■ Task prompt:
Leave out the pictures and restate the rest of the data exactly.

*** Recorded data ***

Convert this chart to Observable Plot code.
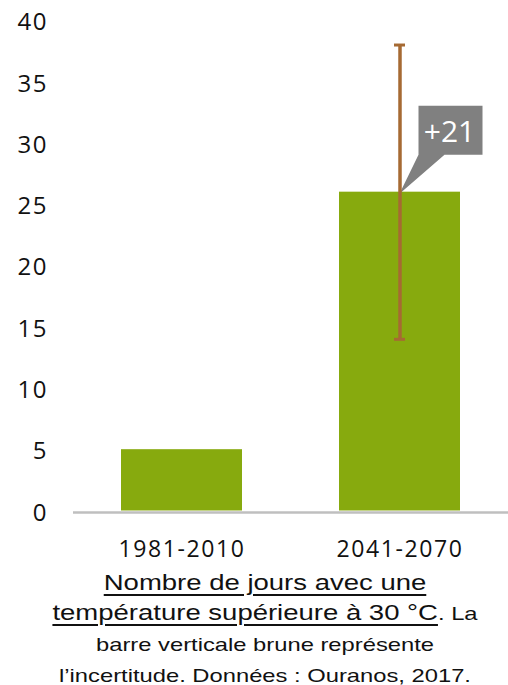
<!DOCTYPE html>
<html><head><meta charset="utf-8">
<script src="https://cdn.jsdelivr.net/npm/d3@7"></script>
<script src="https://cdn.jsdelivr.net/npm/@observablehq/plot@0.6"></script>
<style>
html,body{margin:0;padding:0;background:#fff;overflow:hidden;}
#chart svg{display:block;}
g[aria-label="y-axis tick label"] text{letter-spacing:1.5px;}
g[aria-label="x-axis tick label"] text{letter-spacing:1.6px;}
#caption{width:508px;font-family:"Liberation Sans",Arial,sans-serif;font-size:22px;line-height:30px;text-align:center;color:#111;transform:translateX(11px) scaleX(1.25);transform-origin:254px 0;}
#caption u{text-decoration-thickness:2px;text-underline-offset:3.5px;}
#caption .s{font-size:19px;}
</style></head>
<body><div id="chart"></div><div id="caption"></div>
<script>
const periods = ["1981-2010", "2041-2070"];
const days = [5, 26];
const uncertaintyLow = [null, 14];
const uncertaintyHigh = [null, 38];
const yTicks = [0, 5, 10, 15, 20, 25, 30, 35, 40];
const captionTitle = ["Nombre de jours avec une", "température supérieure à 30 °C"];
const captionNote = [". La", "barre verticale brune représente", "l’incertitude. Données : Ouranos, 2017."];

const bars = periods.map((p, i) => ({period: p, days: days[i]}));
const errs = periods.map((p, i) => ({period: p, lo: uncertaintyLow[i], hi: uncertaintyHigh[i]})).filter(d => d.lo != null);
const changeLabel = "+" + (days[1] - days[0]);

const GREEN = "#87aa0e", BROWN = "#a66a33", GREY = "#808080";

function callout(index, scales) {
  const ns = "http://www.w3.org/2000/svg";
  const bw = scales.x.bandwidth ? scales.x.bandwidth() : 0;
  const tx = scales.x(periods[1]) + bw / 2;
  const ty = scales.y(days[1]);
  const g = document.createElementNS(ns, "g");
  g.setAttribute("transform", `translate(${tx},${ty})`);
  const path = document.createElementNS(ns, "path");
  path.setAttribute("d", "M0,2L19,-37L19,-86L83,-86L83,-37L45,-37Z");
  path.setAttribute("fill", GREY);
  g.appendChild(path);
  const t = document.createElementNS(ns, "text");
  t.setAttribute("x", 50);
  t.setAttribute("y", -50);
  t.setAttribute("text-anchor", "middle");
  t.setAttribute("fill", "#fff");
  t.setAttribute("font-size", "30");
  t.setAttribute("font-family", "Open Sans");
  t.textContent = changeLabel;
  g.appendChild(t);
  return g;
}

const chart = Plot.plot({
  width: 508,
  height: 568,
  marginTop: 20,
  marginBottom: 57.5,
  marginLeft: 73,
  marginRight: 0,
  style: {fontFamily: "Open Sans", color: "#000", background: "#fff"},
  x: {domain: periods, paddingInner: 0.447, paddingOuter: 0.22, label: null},
  y: {domain: [0, 40], label: null},
  marks: [
    Plot.barY(bars, {x: "period", y: "days", fill: GREEN}),
    Plot.ruleY([0], {stroke: "#bfbfbf", strokeWidth: 2.5, dy: 1.5}),
    callout,
    Plot.ruleX(errs, {x: "period", y1: "lo", y2: "hi", stroke: BROWN, strokeWidth: 3.5}),
    Plot.tickY(errs, {x: "period", y: "hi", stroke: BROWN, strokeWidth: 3, insetLeft: 55, insetRight: 55}),
    Plot.tickY(errs, {x: "period", y: "lo", stroke: BROWN, strokeWidth: 3, insetLeft: 55, insetRight: 55}),
    Plot.axisY({ticks: yTicks, tickSize: 0, tickPadding: 25.5, fontSize: 24, dy: 2, label: null, fill: "#111"}),
    Plot.axisX({tickSize: 0, tickPadding: 30, fontSize: 23, label: null, fill: "#111"})
  ]
});
document.getElementById("chart").appendChild(chart);

const cap = document.getElementById("caption");
cap.innerHTML = `<u>${captionTitle[0]}</u><br><u>${captionTitle[1]}</u><span class="s">${captionNote[0]}</span><br><span class="s">${captionNote[1]}</span><br><span class="s">${captionNote[2]}</span>`;
</script>
</body></html>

***

■ Answer:
Convert this chart to Observable Plot code.
<!DOCTYPE html>
<html><head><meta charset="utf-8">
<script src="https://cdn.jsdelivr.net/npm/d3@7"></script>
<script src="https://cdn.jsdelivr.net/npm/@observablehq/plot@0.6"></script>
<style>
html,body{margin:0;padding:0;background:#fff;overflow:hidden;}
#chart svg{display:block;}
g[aria-label="y-axis tick label"] text{letter-spacing:1.5px;}
g[aria-label="x-axis tick label"] text{letter-spacing:1.6px;}
#caption{width:508px;font-family:"Liberation Sans",Arial,sans-serif;font-size:22px;line-height:30px;text-align:center;color:#111;transform:translateX(11px) scaleX(1.25);transform-origin:254px 0;}
#caption u{text-decoration-thickness:2px;text-underline-offset:3.5px;}
#caption .s{font-size:19px;}
</style></head>
<body><div id="chart"></div><div id="caption"></div>
<script>
const periods = ["1981-2010", "2041-2070"];
const days = [5, 26];
const uncertaintyLow = [null, 14];
const uncertaintyHigh = [null, 38];
const yTicks = [0, 5, 10, 15, 20, 25, 30, 35, 40];
const captionTitle = ["Nombre de jours avec une", "température supérieure à 30 °C"];
const captionNote = [". La", "barre verticale brune représente", "l’incertitude. Données : Ouranos, 2017."];

const bars = periods.map((p, i) => ({period: p, days: days[i]}));
const errs = periods.map((p, i) => ({period: p, lo: uncertaintyLow[i], hi: uncertaintyHigh[i]})).filter(d => d.lo != null);
const changeLabel = "+" + (days[1] - days[0]);

const GREEN = "#87aa0e", BROWN = "#a66a33", GREY = "#808080";

function callout(index, scales) {
  const ns = "http://www.w3.org/2000/svg";
  const bw = scales.x.bandwidth ? scales.x.bandwidth() : 0;
  const tx = scales.x(periods[1]) + bw / 2;
  const ty = scales.y(days[1]);
  const g = document.createElementNS(ns, "g");
  g.setAttribute("transform", `translate(${tx},${ty})`);
  const path = document.createElementNS(ns, "path");
  path.setAttribute("d", "M0,2L19,-37L19,-86L83,-86L83,-37L45,-37Z");
  path.setAttribute("fill", GREY);
  g.appendChild(path);
  const t = document.createElementNS(ns, "text");
  t.setAttribute("x", 50);
  t.setAttribute("y", -50);
  t.setAttribute("text-anchor", "middle");
  t.setAttribute("fill", "#fff");
  t.setAttribute("font-size", "30");
  t.setAttribute("font-family", "Open Sans");
  t.textContent = changeLabel;
  g.appendChild(t);
  return g;
}

const chart = Plot.plot({
  width: 508,
  height: 568,
  marginTop: 20,
  marginBottom: 57.5,
  marginLeft: 73,
  marginRight: 0,
  style: {fontFamily: "Open Sans", color: "#000", background: "#fff"},
  x: {domain: periods, paddingInner: 0.447, paddingOuter: 0.22, label: null},
  y: {domain: [0, 40], label: null},
  marks: [
    Plot.barY(bars, {x: "period", y: "days", fill: GREEN}),
    Plot.ruleY([0], {stroke: "#bfbfbf", strokeWidth: 2.5, dy: 1.5}),
    callout,
    Plot.ruleX(errs, {x: "period", y1: "lo", y2: "hi", stroke: BROWN, strokeWidth: 3.5}),
    Plot.tickY(errs, {x: "period", y: "hi", stroke: BROWN, strokeWidth: 3, insetLeft: 55, insetRight: 55}),
    Plot.tickY(errs, {x: "period", y: "lo", stroke: BROWN, strokeWidth: 3, insetLeft: 55, insetRight: 55}),
    Plot.axisY({ticks: yTicks, tickSize: 0, tickPadding: 25.5, fontSize: 24, dy: 2, label: null, fill: "#111"}),
    Plot.axisX({tickSize: 0, tickPadding: 30, fontSize: 23, label: null, fill: "#111"})
  ]
});
document.getElementById("chart").appendChild(chart);

const cap = document.getElementById("caption");
cap.innerHTML = `<u>${captionTitle[0]}</u><br><u>${captionTitle[1]}</u><span class="s">${captionNote[0]}</span><br><span class="s">${captionNote[1]}</span><br><span class="s">${captionNote[2]}</span>`;
</script>
</body></html>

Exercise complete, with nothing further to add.